Not the rent

I’d seen a flyer in the law library and it seemed a little sketchy but I was tired of racing my roommate’s girlfriend to the shower so I drove out for a look. The girl living in the apartment told me that she didn’t want to give it up but she was doing a semester in London and didn’t want to pay rent on it while she was away and I wasn’t really listening because she’d opened the door and the place was so small that if you tripped on the threshold you’d fall out the back window but if you did you’d land on SAND, so much sand and surf and seagulls to the horizon. The rent was half the Los Angeles average, a fact that I was then too new to town to appreciate but which keep me here for the next sixteen years, long after I couldn’t hear the surf and SAND was in the cracks of all I owned.

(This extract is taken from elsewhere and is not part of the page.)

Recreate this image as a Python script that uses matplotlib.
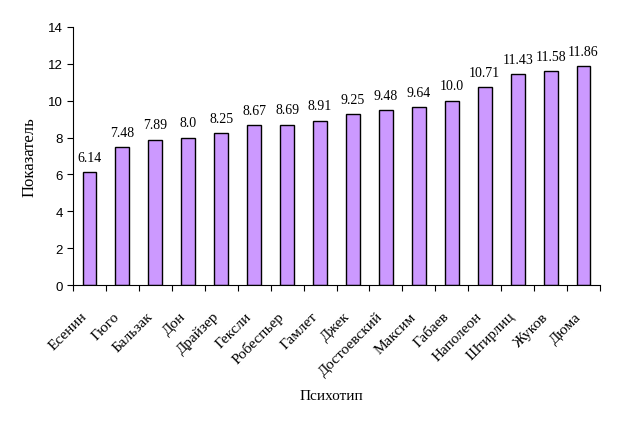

I’ve changed jobs ten times; my landlord and three generations of their pets have passed away; I’ve outlasted a half-dozen housemates; I’ve replaced my favorite reading chair three times after salt and sun had their way; I’ve brought five girlfriends here, and I’ve also gone years without allowing a soul inside. Some months I’ve never seen the place in daylight, and other months I’ve spent less than an hour away a week. My first pictures of it were taken by cameras with film; my latest are videos with a phone. I’ve clung to this apartment as my most precious possession, and I’ve also raged at it like a cage while thousands of miles away my sisters grew from kids to moms of too many to remember and my parents had brushes with death. I’ve lived in it longer than the house where I grew up; I’ve shared an address with my landlady as long as my mom.

What if I’d never seen that flyer? Lived instead in an expensive Valley condo, forcing me to practice law or leave LA? Would I still love the sun? Would I have still adapted to months without the city and a social circle? Would I have had a dog that I loved or neighbors I hated, or experienced a fraction of the movies and books and games that now pack an imagination like a puzzle box with a picture too big for marriage and mortgage?

It’s cliche that life is the sum of a million decisions, yet half of me is made of one.